Cubit adds: “On the culinary side, we’re just starting to come into our own with the availability of fresh gourmet mushrooms.”

Mushrooms have long been underappreciated in the American culinary scene, but thanks to consumer demand for plant-based food options, along with a more globalized, adventurous customer base, restaurants are now embracing fungi’s possibilities. According to the Bloomberg Intelligence Report, plant-based food sales are expected to quintuple by 2030, and umami-packed, versatile mushrooms are a boon to chefs.

Smallhold supplies to many Austin restaurants, and chefs like Oseyo’s Mike Diaz are excited about having a wide variety of fresh mushrooms to play with.

Blue oyster mushrooms grow Sept. 23 at Smallhold Mushroom Farm in Buda.

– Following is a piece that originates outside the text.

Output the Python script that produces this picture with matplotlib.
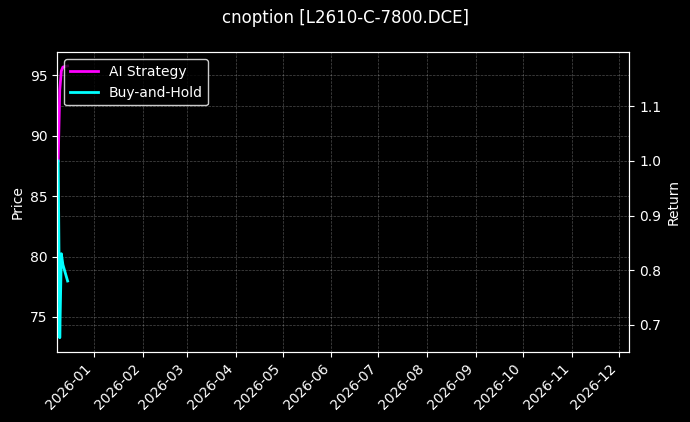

The farm distributes to grocery stores such as Whole Foods and Central Market and to area restaurants.

“Texas is such a meat heavy culture, and mushrooms can be super filling and nutritional but at the same time flavorful,” Diaz says.

At Oseyo, Diaz makes banchan (freshly pickled Korean side dishes) out of Smallhold shiitakes and royal trumpets and stock out of leftover dried mushroom stems, and grills an assortment to serve like barbecue.

“My approach to any mushroom is to get inspiration from the actual mushroom itself … flavor, texture, visualizing the dish. That’s my inspiration for when I work with a lot of food, but mushrooms especially are so unique and different,” Diaz says.

“I kind of just let the mushroom guide me.”

As climate change makes finding sustainable foodways more pressing, consumers are looking for plant-based foods that don’t taste like they were made in a lab. Smallhold holds a tiny torch at the end of the tunnel. The future of food may just be fungi.